Discussion targets racism
Stereotyping and disagreement on cultural norms are obstacles still prevalent in society, presenters said at a cultural talk Thursday.
"My hope is that… those in attendance will be more likely to challenge their own prejudices, stereotypes and values in a way that will allow them to interact more with others who hold different beliefs, look different or have different world views," said Jaime Cohen, a Counseling and Psychological Services postdoctoral fellow.
The sixth annual Cross Cultural Dialogues brought UH students, faculty, staff and administrators together to openly discuss racism and cultural intolerance as societal problems. Cohen, a CAPS organizer, helped plan the event with the Council of Ethnic Organizations. He said students and faculty could bridge the generational gap between them and face their own cultural biases.

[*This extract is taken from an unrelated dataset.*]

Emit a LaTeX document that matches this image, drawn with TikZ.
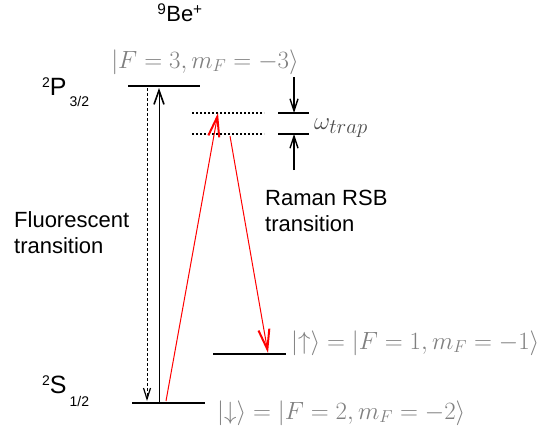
\documentclass[tikz,border=0pt]{standalone}
\usepackage{fontspec}
\setmainfont{Liberation Sans}
\usetikzlibrary{arrows.meta}

\begin{document}
\begin{tikzpicture}[x=1pt, y=-1pt,
  % energy levels and virtual levels
  level/.style={line width=2.2pt},
  virtlevel/.style={line width=1.6pt, dash pattern=on 2pt off 2pt},
  % kets and plain labels
  ket/.style={text=gray, font=\fontsize{25}{30}\selectfont, inner sep=0pt},
  txt/.style={font=\fontsize{22}{26}\selectfont, align=left, inner sep=0pt},
  term/.style={font=\fontsize{25}{30}\selectfont, inner sep=0pt},
  % arrows
  blackarrow/.style={line width=0.8pt, -{Straight Barb[length=14pt, width=10pt, line width=1.6pt]}},
  fluoarrow/.style={line width=0.8pt, dash pattern=on 3pt off 2pt, -{Straight Barb[length=11pt, width=7pt, line width=1.2pt]}},
  traparrow/.style={line width=1.2pt, -{Straight Barb[length=12pt, width=8pt, line width=1.4pt]}},
  ramanarrow/.style={red, line width=1pt, -{Straight Barb[length=20pt, width=11pt, line width=2pt]}}
]
\useasboundingbox (0,0) rectangle (542,431);
\newcommand{\smallnum}[1]{{\fontsize{14}{14}\selectfont #1}}

% levels
\coordinate (Pl) at (128,86);   \coordinate (Pr) at (200,86);
\coordinate (Dl) at (132,403);  \coordinate (Dr) at (205,403);
\coordinate (Ul) at (213,354);  \coordinate (Ur) at (286,354);
\coordinate (V1l) at (192,113); \coordinate (V1r) at (264,113);
\coordinate (V2l) at (192,134); \coordinate (V2r) at (264,134);
\coordinate (T1l) at (278,113); \coordinate (T1r) at (309,113);
\coordinate (T2l) at (278,134); \coordinate (T2r) at (309,134);

\draw[level] (Pl) -- (Pr);
\draw[level] (Dl) -- (Dr);
\draw[level] (Ul) -- (Ur);
\draw[virtlevel] (V1l) -- (V1r);
\draw[virtlevel] (V2l) -- (V2r);
\draw[level, line width=1.8pt] (T1l) -- (T1r);
\draw[level, line width=1.8pt] (T2l) -- (T2r);

% labels
\node[txt, anchor=base] (ion) at (180,22) {\textsuperscript{9}Be\textsuperscript{+}};
\node[term, anchor=base west] (pterm) at (42,95) {\raisebox{8pt}{\smallnum{2}}P\hspace{3pt}\raisebox{-12pt}{\smallnum{3/2}}};
\node[term, anchor=base west] (sterm) at (42,393) {\raisebox{8pt}{\smallnum{2}}S\hspace{3pt}\raisebox{-13pt}{\smallnum{1/2}}};
\node[ket] (kP) at (205,62) {$|F=3,m_F=-3\rangle$};
\node[ket, anchor=west] (kU) at (291,343) {$|{\uparrow}\rangle=|F=1,m_F=-1\rangle$};
\node[ket, anchor=west] (kD) at (217,413) {$|{\downarrow}\rangle=|F=2,m_F=-2\rangle$};
\node[ket, text=black!70, anchor=west, font=\fontsize{30}{34}\selectfont] (wt) at (314,128) {$\omega_{trap}$};
\node[txt, anchor=base west] (fluo) at (14,253) {Fluorescent\\transition};
\node[txt, anchor=base west] (raman) at (265,231) {Raman RSB\\transition};

% transitions
\coordinate (up0) at (159,403);  \coordinate (up1) at (159,88);
\coordinate (fl0) at (147,88);   \coordinate (fl1) at (147,401);
\coordinate (r0) at (166,401);   \coordinate (r1) at (218,113);
\coordinate (r2) at (230,136);   \coordinate (r3) at (268,353);
\coordinate (ta0) at (294,77);   \coordinate (ta1) at (294,113);
\coordinate (tb0) at (294,170);  \coordinate (tb1) at (294,134);

\draw[blackarrow] (up0) -- (up1);
\draw[fluoarrow] (fl0) -- (fl1);
\draw[ramanarrow] (r0) -- (r1);
\draw[ramanarrow] (r2) -- (r3);
\draw[traparrow] (ta0) -- (ta1);
\draw[traparrow] (tb0) -- (tb1);

\end{tikzpicture}
\end{document}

"I hope by observing the difficult but successful discussions during the dialogues the audience would feel inspired and hopeful to attempt similar discussions and connections on an individual level," Cohen said.
Beverly McPhail, director of the Women’s Resource Center, said "silent racism" is as damaging as openly racial acts or remarks.

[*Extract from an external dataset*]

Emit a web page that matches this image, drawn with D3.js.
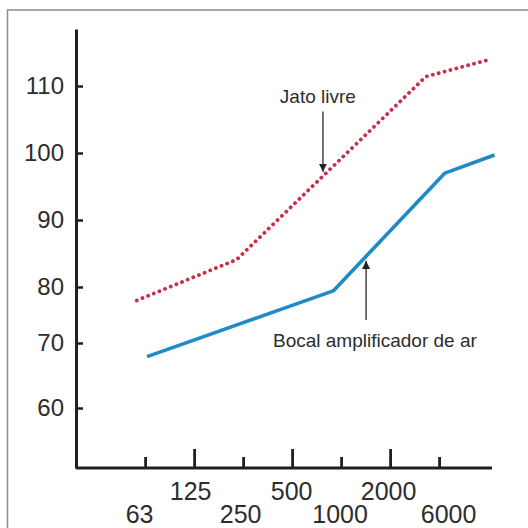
<!DOCTYPE html>
<html>
<head>
<meta charset="utf-8">
<script src="https://cdn.jsdelivr.net/npm/d3@7"></script>
<style>
  html, body { margin: 0; padding: 0; background: #fff; }
  svg { display: block; font-family: "Liberation Sans", Arial, sans-serif; }
</style>
</head>
<body>
<svg width="528" height="528"></svg>
<script>
// octave bands, positions 0..6 on the x axis
var bands = ["63", "125", "250", "500", "1000", "2000", "6000"];
var bandIdx = [0, 1, 2, 3, 4, 5, 6];

// y axis ticks (axis spacing is uneven in the original)
var yTicks = [60, 70, 80, 90, 100, 110];
var yExtent = [50.8, 118.5];

// Jato livre (dotted red), x in band units
var jatoX = [-0.17, 1.87, 5.73, 7.06];
var jatoY = [77.6, 84.1, 111.4, 114.0];

// Bocal amplificador de ar (solid blue)
var bocalX = [0.04, 3.84, 6.12, 7.13];
var bocalY = [67.9, 79.3, 97.0, 99.7];

// annotations: text anchor and arrow (x in band units, y values)
var jatoNote = { text: "Jato livre", x: 2.75, y: 107.4, ax: 3.63, ay1: 106.2, ay2: 97.2 };
var bocalNote = { text: "Bocal amplificador de ar", x: 2.61, y: 69.4, ax: 4.51, ay1: 74.1, ay2: 83.9 };

var svg = d3.select("svg");

// frame
svg.append("rect")
    .attr("x", 7.5).attr("y", 10)
    .attr("width", 600).attr("height", 600)
    .attr("fill", "none")
    .attr("stroke", "#8c8c8c")
    .attr("stroke-width", 1.5);

var x = d3.scaleLinear()
    .domain([-1.41, 7.08])
    .range([76, 492]);

// piecewise scale so ticks land where they are drawn in the picture
var y = d3.scaleLinear()
    .domain([yExtent[0]].concat(yTicks, [yExtent[1]]))
    .range([468, 408, 343, 287, 220, 153, 86, 29]);

var ink = "#231f20";
var textCol = "#2d2d2d";

// y axis
var gy = svg.append("g")
    .attr("transform", "translate(76,0)")
    .call(d3.axisLeft(y)
        .tickValues(yTicks)
        .tickSizeInner(-7)
        .tickSizeOuter(0)
        .tickPadding(12)
        .tickFormat(d3.format("d")));
gy.select(".domain").attr("stroke", ink).attr("stroke-width", 3);
gy.selectAll(".tick line").attr("stroke", ink).attr("stroke-width", 2.5);
gy.selectAll(".tick text")
    .attr("fill", textCol)
    .style("font-size", "24px")
    .style("font-family", "Liberation Sans, Arial, sans-serif");

// x axis
var labelNudge = [-6, -4, -3, -1, -1.5, -2, 9];
var gx = svg.append("g")
    .attr("transform", "translate(0,468)")
    .call(d3.axisBottom(x)
        .tickValues(bandIdx)
        .tickSizeInner(-11)
        .tickSizeOuter(0)
        .tickFormat(function(d){ return bands[d]; }));
gx.select(".domain").attr("stroke", ink).attr("stroke-width", 3)
    .attr("d", "M" + x.range()[0] + ",0H" + x.range()[1]);
gx.selectAll(".tick line")
    .attr("stroke", ink)
    .attr("stroke-width", 2.8)
    .attr("y2", function(d){ return d % 2 ? -19 : -11; });
gx.selectAll(".tick text")
    .attr("fill", textCol)
    .attr("dy", "0")
    .attr("y", function(d){ return d % 2 ? 31.5 : 55; })
    .attr("dx", function(d){ return labelNudge[d]; })
    .style("font-size", "25px")
    .style("font-family", "Liberation Sans, Arial, sans-serif");

// lines
var line = d3.line()
    .x(function(d){ return x(d[0]); })
    .y(function(d){ return y(d[1]); });

svg.append("path")
    .datum(d3.zip(bocalX, bocalY))
    .attr("d", line)
    .attr("fill", "none")
    .attr("stroke", "#1e8bc6")
    .attr("stroke-width", 3.6)
    .attr("stroke-linejoin", "round");

svg.append("path")
    .datum(d3.zip(jatoX, jatoY))
    .attr("d", line)
    .attr("fill", "none")
    .attr("stroke", "#c92f45")
    .attr("stroke-width", 3.8)
    .attr("stroke-linecap", "round")
    .attr("stroke-dasharray", "0.1 6");

// arrows
svg.append("defs").append("marker")
    .attr("id", "head")
    .attr("viewBox", "0 0 10 10")
    .attr("refX", 10).attr("refY", 5)
    .attr("markerWidth", 5.5).attr("markerHeight", 5.5)
    .attr("markerUnits", "strokeWidth")
    .attr("orient", "auto")
    .append("path")
    .attr("d", "M0,0L10,5L0,10Z")
    .attr("fill", "#222");

[jatoNote, bocalNote].forEach(function(n){
    svg.append("line")
        .attr("x1", x(n.ax)).attr("x2", x(n.ax))
        .attr("y1", y(n.ay1)).attr("y2", y(n.ay2))
        .attr("stroke", "#444")
        .attr("stroke-width", 1.5)
        .attr("marker-end", "url(#head)");
    svg.append("text")
        .attr("x", x(n.x)).attr("y", y(n.y))
        .attr("fill", textCol)
        .style("font-size", "19px")
        .text(n.text);
});
</script>
</body>
</html>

"Most people are not extremists when it comes to racism, so they may believe that they are not racist," McPhail said. "Covert racism that occurs does not stem from hatred of people from another culture, but out of ignorance."

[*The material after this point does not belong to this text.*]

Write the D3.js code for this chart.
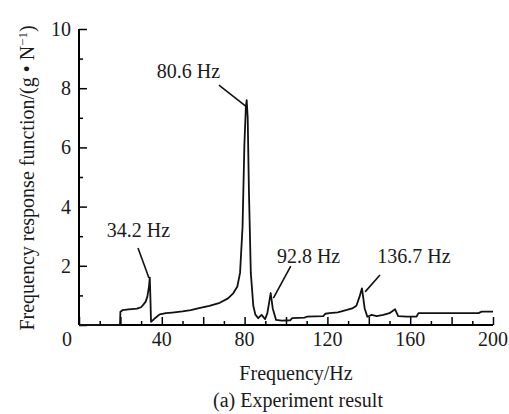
<!DOCTYPE html>
<html>
<head>
    <title>frf</title>
    <style>
        body {
            background: #ffffff;
            margin: 0;
            padding: 0;
        }
        svg text {
            font-family: "Liberation Serif", "Times New Roman", serif;
            fill: #1a1a1a;
        }
    </style>
</head>
<body>
    <svg id="chart" width="509" height="414"></svg>

    <script src="https://d3js.org/d3.v7.min.js"></script>
    <script>
        // measured curve (Hz, g/N)
        const freq = [0, 19.8, 20, 21, 24, 28, 30, 31, 32.2, 33, 33.8, 34.2, 34.5, 34.8, 35.5, 36.7, 39, 42, 45, 50,
            54, 58, 63, 68, 72, 74.6, 76.5, 77.8, 79, 79.9, 80.6, 81, 81.5, 82.1, 83, 84.2, 85.2, 86.6, 88.2, 89.9,
            91, 92.6, 93.6, 95.2, 98, 102, 103, 109, 110, 118, 119, 121, 125, 129, 132, 134, 135.5, 136.7, 138, 139.3,
            141.4, 143.8, 147, 150, 152.7, 154.2, 158.3, 163, 164, 170, 180, 193, 194.5, 200];
        const frf = [0, 0, 0.45, 0.5, 0.53, 0.55, 0.6, 0.68, 0.79, 0.95, 1.3, 1.6, 0.9, 0.11, 0.15, 0.23, 0.36, 0.4, 0.42, 0.46,
            0.5, 0.57, 0.65, 0.75, 0.9, 1.08, 1.3, 1.76, 3.3, 6.1, 7.35, 7.6, 7.0, 4.5, 1.76, 0.65, 0.35, 0.23, 0.34, 0.2,
            0.4, 1.08, 0.56, 0.17, 0.15, 0.16, 0.23, 0.25, 0.28, 0.3, 0.38, 0.4, 0.43, 0.5, 0.56, 0.65, 0.95, 1.24, 0.56, 0.28,
            0.34, 0.3, 0.34, 0.4, 0.53, 0.3, 0.28, 0.28, 0.4, 0.4, 0.4, 0.4, 0.45, 0.45];

        // peak labels and their leader lines (data units)
        const peakLabels = ['34.2 Hz', '80.6 Hz', '92.8 Hz', '136.7 Hz'];
        const labelX = [28.7, 52.9, 110.9, 161.8];
        const labelY = [2.97, 8.34, 2.09, 2.09];
        const leaderFrom = [[28.5, 2.6], [67.6, 8.1], [102.3, 1.99], [145.4, 1.69]];
        const leaderTo = [[33.8, 1.59], [81, 7.37], [93.9, 0.91], [138.2, 1.12]];

        const xTicks = [0, 40, 80, 120, 160, 200];
        const yTicks = [2, 4, 6, 8, 10];

        const svg = d3.select('#chart');

        const x = d3.scaleLinear().domain([0, 200]).range([79, 493]);
        const y = d3.scaleLinear().domain([0, 10]).range([325, 29]);

        // x axis, ticks pointing inward
        const xAxis = svg.append('g').attr('transform', `translate(0, ${y(0)})`);
        xAxis.call(d3.axisTop(x).tickValues(d3.range(0, 201, 10)).tickSize(4).tickFormat(''));
        xAxis.selectAll('.tick line').filter(d => d % 20 === 0).attr('y2', -8);
        xAxis.select('.domain').attr('stroke-width', 2).attr('d', `M${x(0)},0H${x(200)}`);
        xAxis.selectAll('.tick line').attr('stroke-width', 1.5);

        svg.append('g').selectAll('text')
            .data(xTicks)
            .join('text')
            .attr('x', d => x(d) + (d === 0 ? -12 : 0))
            .attr('y', y(0) + 21)
            .attr('text-anchor', 'middle')
            .style('font-size', '20px')
            .text(d => d);

        // y axis
        const yAxis = svg.append('g').attr('transform', `translate(${x(0)}, 0)`);
        yAxis.call(d3.axisRight(y).tickValues(d3.range(0, 11, 1)).tickSize(4).tickFormat(''));
        yAxis.selectAll('.tick line').filter(d => d % 2 === 0).attr('x2', 8);
        yAxis.select('.domain').attr('stroke-width', 2).attr('d', `M0,${y(10)}V${y(0)}`);
        yAxis.selectAll('.tick line').attr('stroke-width', 1.5);

        svg.append('g').selectAll('text')
            .data(yTicks)
            .join('text')
            .attr('x', x(0) - 8)
            .attr('y', d => y(d))
            .attr('dy', '0.35em')
            .attr('text-anchor', 'end')
            .style('font-size', '20px')
            .text(d => d);

        // curve
        const line = d3.line()
            .x((d, i) => x(freq[i]))
            .y(d => y(d));

        svg.append('path')
            .datum(frf)
            .attr('fill', 'none')
            .attr('stroke', '#111')
            .attr('stroke-width', 1.8)
            .attr('stroke-linejoin', 'round')
            .attr('d', line);

        // annotations
        peakLabels.forEach((label, i) => {
            svg.append('line')
                .attr('x1', x(leaderFrom[i][0]))
                .attr('y1', y(leaderFrom[i][1]))
                .attr('x2', x(leaderTo[i][0]))
                .attr('y2', y(leaderTo[i][1]))
                .attr('stroke', '#111')
                .attr('stroke-width', 1.6);
            svg.append('text')
                .attr('x', x(labelX[i]))
                .attr('y', y(labelY[i]))
                .attr('text-anchor', 'middle')
                .style('font-size', '20px')
                .text(label);
        });

        // axis titles
        svg.append('text')
            .attr('x', 296)
            .attr('y', 380)
            .attr('text-anchor', 'middle')
            .style('font-size', '20px')
            .text('Frequency/Hz');

        svg.append('text')
            .attr('x', 298)
            .attr('y', 407)
            .attr('text-anchor', 'middle')
            .style('font-size', '20px')
            .text('(a) Experiment result');

        const yTitle = svg.append('text')
            .attr('transform', 'translate(34, 178) rotate(-90)')
            .attr('text-anchor', 'middle')
            .style('font-size', '20px');
        yTitle.append('tspan').text('Frequency response function/(g • N');
        yTitle.append('tspan').attr('dy', -7).style('font-size', '13px').text('−1');
        yTitle.append('tspan').attr('dy', 7).text(')');
    </script>
</body>
</html>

McPhail said white citizens often don’t experience daily difficulties that other ethnicities encounter.
"Ask a white person if they’re proud of being white, and you will most likely make them very uncomfortable," Sue said. "We need to address the topic of white privilege because it is a real issue in our society."
To combat racial discrimination and examine "white privilege," McPhail said society needs to openly admit that skin color affects how people perceive others.
"In order to resolve the issues that surround racism, we need to talk about it," McPhail said. "If we aren’t discussing it, we are perpetuating it."